Farmers In Malaysia Urged To Leverage Cobots To Boost Agricultural Sector

Universal Robots (UR), Denmark-based collaborative robots (cobots) technology leader, today urged local farmers to adopt advanced technology and automation solutions to further foster growth in Malaysia’s agricultural sector.

Regional Director of Asia-Pacific in Universal Robots James McKew says, “Automation may mean traditional industrial robots, which are expensive to purchase, inflexible, space-hogging, and often require robotic engineers for programming and maintenance. 

“Cobots are versatile and flexible, are designed to work alongside human workers, and can relieve repetitive tasks such as manual pollination so that humans can take on better roles that tap on cognitive and social abilities. 

“Farmers and food producers are reaping the benefits of cobots to increase productivity and efficiency in many locales.”

In ASEAN, the agricultural sector has been a significant economic driver. The Gross Domestic Product (GDP) in ASEAN contributed by the agricultural sector ranged from 0.03% to 22.8%. 

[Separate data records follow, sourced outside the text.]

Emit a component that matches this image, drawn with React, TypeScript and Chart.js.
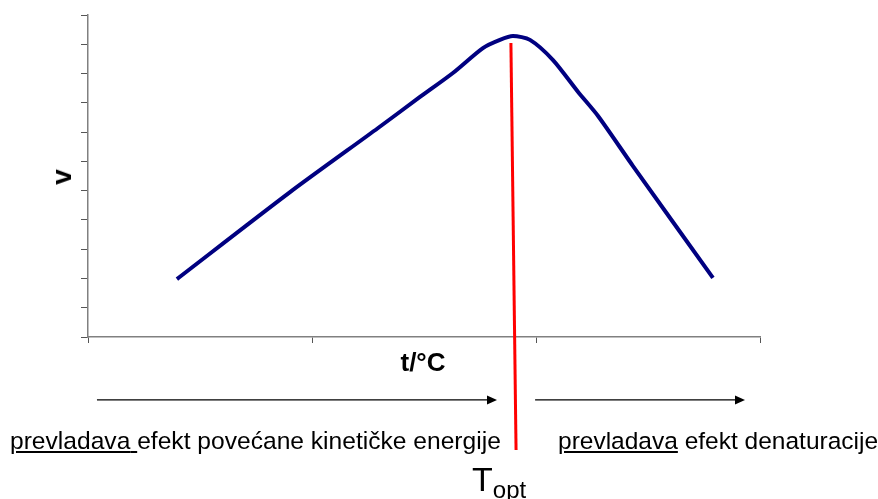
import React, { useEffect, useRef } from "react";
import { Chart, registerables } from "chart.js";

Chart.register(...registerables);

// temperature (x) and rate (v) values
const tempValues = [3.97, 9.02, 12.95, 14.82, 16.29, 17.63, 18.39, 18.97, 19.73, 20.76, 21.88, 22.77, 24.33, 27.9];
const rateValues = [1.98, 4.95, 7.14, 8.2, 9.02, 9.87, 10.15, 10.28, 10.15, 9.46, 8.37, 7.55, 5.84, 2.02];

// T_opt marker line (runs below the axis)
const toptX = [18.88, 19.11];
const toptY = [10.04, -3.86];

// arrows below the axis: [from, to] in temperature units, at one level
const arrowRanges: [number, number][] = [
  [0.4, 18.26],
  [19.96, 29.33],
];
const arrowLevel = -2.15;

const xMin = 0;
const xMax = 30;
const xStep = 10;
const yMin = 0;
const yMax = 11;
const yStep = 1;

const leftText = "efekt povećane kinetičke energije";
const rightText = "efekt denaturacije";
const underlinedWord = "prevladava";

const FONT = "'Liberation Sans', Arial, Helvetica, sans-serif";

const arrowPlugin = {
  id: "arrows",
  afterDatasetsDraw(chart: any) {
    const { ctx, scales } = chart;
    const y = scales.y.getPixelForValue(arrowLevel);
    ctx.save();
    ctx.strokeStyle = "#000";
    ctx.fillStyle = "#000";
    ctx.lineWidth = 1.2;
    for (const [a, b] of arrowRanges) {
      const x1 = scales.x.getPixelForValue(a);
      const x2 = scales.x.getPixelForValue(b);
      ctx.beginPath();
      ctx.moveTo(x1, y);
      ctx.lineTo(x2 - 8, y);
      ctx.stroke();
      ctx.beginPath();
      ctx.moveTo(x2, y);
      ctx.lineTo(x2 - 10, y - 4.5);
      ctx.lineTo(x2 - 10, y + 4.5);
      ctx.closePath();
      ctx.fill();
    }
    ctx.restore();
  },
};

export default function App() {
  const ref = useRef<HTMLCanvasElement>(null);

  useEffect(() => {
    if (!ref.current) return;
    const chart = new Chart(ref.current, {
      type: "line",
      data: {
        datasets: [
          {
            data: tempValues.map((t, i) => ({ x: t, y: rateValues[i] })),
            borderColor: "#000080",
            borderWidth: 4,
            pointRadius: 0,
            tension: 0.25,
            fill: false,
          },
          {
            data: toptX.map((t, i) => ({ x: t, y: toptY[i] })),
            borderColor: "#ff0000",
            borderWidth: 3,
            pointRadius: 0,
            clip: false as any,
            fill: false,
          },
        ],
      },
      options: {
        animation: false,
        responsive: false,
        maintainAspectRatio: false,
        layout: { padding: { top: 15, right: 118, left: 0, bottom: 0 } },
        plugins: { legend: { display: false }, tooltip: { enabled: false } },
        scales: {
          x: {
            type: "linear",
            min: xMin,
            max: xMax,
            ticks: { stepSize: xStep, display: false },
            grid: { drawOnChartArea: false, drawTicks: true, tickLength: 6, color: "#555" },
            border: { color: "#808080", width: 1.5 },
            afterFit: (s: any) => {
              s.height = 162;
            },
          },
          y: {
            type: "linear",
            min: yMin,
            max: yMax,
            ticks: { stepSize: yStep, display: false },
            grid: { drawOnChartArea: false, drawTicks: true, tickLength: 7, color: "#555" },
            border: { color: "#808080", width: 1.5 },
            afterFit: (s: any) => {
              s.width = 88;
            },
          },
        },
      },
      plugins: [arrowPlugin],
    });
    return () => chart.destroy();
  }, []);

  const abs = (style: React.CSSProperties): React.CSSProperties => ({
    position: "absolute",
    fontFamily: FONT,
    whiteSpace: "nowrap",
    color: "#000",
    ...style,
  });

  return (
    <div style={{ position: "absolute", left: 0, top: 0, width: 878, height: 499, background: "#fff", overflow: "hidden" }}>
      <canvas ref={ref} width={878} height={499} style={{ display: "block", width: 878, height: 499 }} />
      <div
        style={abs({
          left: 62,
          top: 177,
          fontSize: 28,
          fontWeight: "bold",
          lineHeight: "28px",
          transform: "translate(-50%, -50%) rotate(-90deg)",
        })}
      >
        v
      </div>
      <div style={abs({ left: 423, top: 349, fontSize: 26, fontWeight: "bold", lineHeight: "26px", transform: "translateX(-50%)" })}>
        t/°C
      </div>
      <div style={abs({ left: 10, top: 429, fontSize: 24.6, lineHeight: "24px" })}>
        <span style={{ textDecoration: "underline" }}>{underlinedWord} </span>
        {leftText}
      </div>
      <div style={abs({ left: 558, top: 429, fontSize: 24.5, lineHeight: "24px" })}>
        <span style={{ textDecoration: "underline" }}>{underlinedWord}</span> {rightText}
      </div>
      <div style={abs({ left: 472, top: 462, fontSize: 34, lineHeight: "34px" })}>
        T<span style={{ fontSize: 24, position: "relative", top: 7 }}>opt</span>
      </div>
    </div>
  );
}
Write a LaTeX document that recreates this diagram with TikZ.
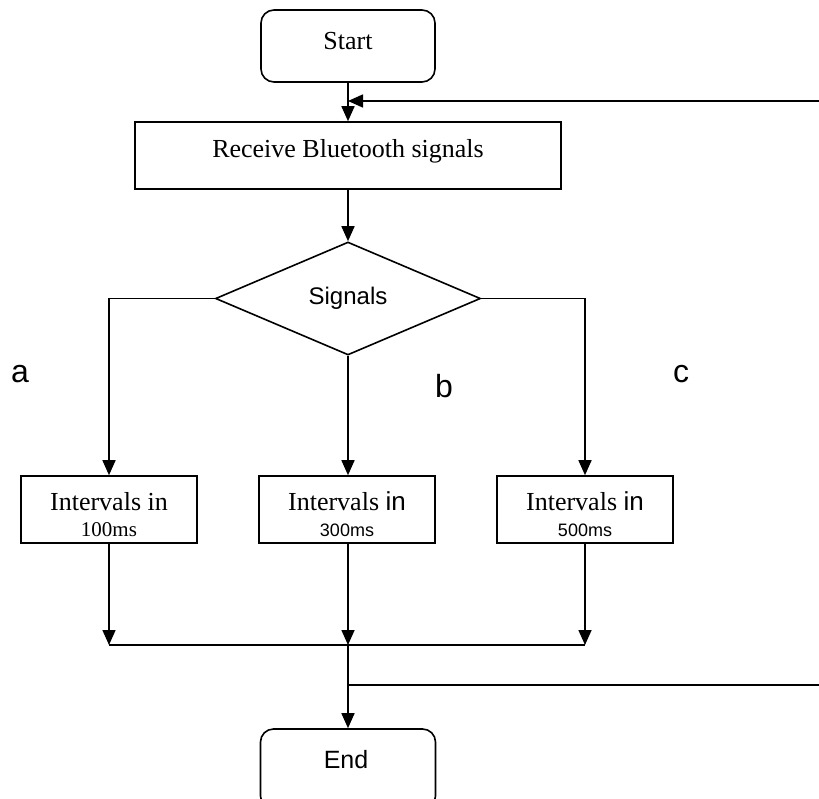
\documentclass[tikz,border=0pt]{standalone}
\usepackage{fontspec}
\setmainfont{Liberation Serif}
\setsansfont{Liberation Sans}
\usetikzlibrary{shapes.geometric,arrows.meta}
\begin{document}
\begin{tikzpicture}[x=1pt,y=-1pt,
  line/.style={line width=1.6pt, draw=black},
  arr/.style={line, -{Triangle[length=15pt,width=13pt]}},
  termbox/.style={draw, line width=1.6pt, rounded corners=13pt, minimum width=174pt, minimum height=72pt, inner sep=0pt},
  procbox/.style={draw, line width=1.6pt, inner sep=0pt, minimum width=176pt, minimum height=67pt},
  decbox/.style={draw, diamond, line width=1.6pt, minimum width=265pt, minimum height=113pt, inner sep=0pt, font=\sffamily\fontsize{24}{28}\selectfont},
  serifbig/.style={font=\rmfamily\fontsize{26}{30}\selectfont, inner sep=0pt, anchor=base},
  serifsmall/.style={font=\rmfamily\fontsize{21}{25}\selectfont, inner sep=0pt, anchor=base},
  sanssmall/.style={font=\sffamily\fontsize{18}{22}\selectfont, inner sep=0pt, anchor=base},
  sansmid/.style={font=\sffamily\fontsize{25}{29}\selectfont, inner sep=0pt, anchor=base},
  sansbig/.style={font=\sffamily\fontsize{32}{36}\selectfont, inner sep=0pt, anchor=base west}
]
\useasboundingbox (0,0) rectangle (819,798);
\clip (0,0) rectangle (819,798);

% shapes
\node[termbox] (start) at (348,46) {};
\node[serifbig] (tstart) at (348,49) {Start};

\node[procbox, minimum width=426pt] (recv) at (348,155.5) {};
\node[serifbig] (trecv) at (348,157) {Receive Bluetooth signals};

\node[decbox] (dec) at (348,298.5) {Signals};

\node[procbox] (box1) at (109,509.5) {};
\node[serifbig] (t1a) at (109,510) {Intervals in};
\node[serifsmall] (t1b) at (109,536) {100ms};

\node[procbox] (box2) at (347,509.5) {};
\node[serifbig] (t2a) at (347,510) {Intervals {\sffamily in}};
\node[sanssmall] (t2b) at (347,536) {300ms};

\node[procbox] (box3) at (585,509.5) {};
\node[serifbig] (t3a) at (585,510) {Intervals {\sffamily in}};
\node[sanssmall] (t3b) at (585,536) {500ms};

\node[termbox, minimum width=175pt, minimum height=80pt] (end) at (348,769) {};
\node[sansmid] (tend) at (346,768) {End};

\node[sansbig] (la) at (11,382) {a};
\node[sansbig] (lb) at (435,397) {b};
\node[sansbig] (lc) at (673,382) {c};

% coordinates
\coordinate (fbtop) at (819,101);
\coordinate (ja) at (109,645);
\coordinate (jb) at (348,645);
\coordinate (jc) at (585,645);
\coordinate (fbsplit) at (348,685);
\coordinate (fbbot) at (819,685);

% connectors
\draw[arr] (start.south) -- (recv.north);
\draw[arr] (fbtop) -- (fbtop -| start.south);
\draw[arr] (recv.south) -- (dec.north);
\draw[arr] (dec.west) -| (box1.north);
\draw[arr] (dec.south) -- (dec.south |- box2.north);
\draw[arr] (dec.east) -| (box3.north);
\draw[arr] (box1.south) -- (ja);
\draw[arr] (box2.south -| jb) -- (jb);
\draw[arr] (box3.south) -- (jc);
\draw[line] (ja) -- (jc);
\draw[arr] (jb) -- (end.north);
\draw[line] (fbsplit) -- (fbbot);
\end{tikzpicture}
\end{document}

Accounting for 22.8%, Myanmar and Cambodia contributed to the highest GDP while Singapore had the lowest GDP contribution of 0.03%. 

Malaysia was ranked eighth among the ten ASEAN countries, contributing 7.4% to its GDP in 2020. Due to the Covid-19 pandemic, Malaysia recorded a decrease in the production of major commodity crops in 2020.

In addition, ageing farmers, rural-urban migration, and 3D (dirty, dangerous, and demeaning) association with agricultural jobs led to a labour shortage.

The shortage of capital investment in Malaysia’s agriculture sector means that smallholder farmers who do not have adequate funding, will not be able to purchase automated hardware such as robotic harvester, which could help combat the labour shortage. 

Malaysia’s Ministry of Finance (MoF) says,”Foreign workers’ absence had also resulted in a labour shortage during the movement control period (MCO) which led to a sharp decline in the country’s GDP, including a 1% drop in the plantation-related subsector.”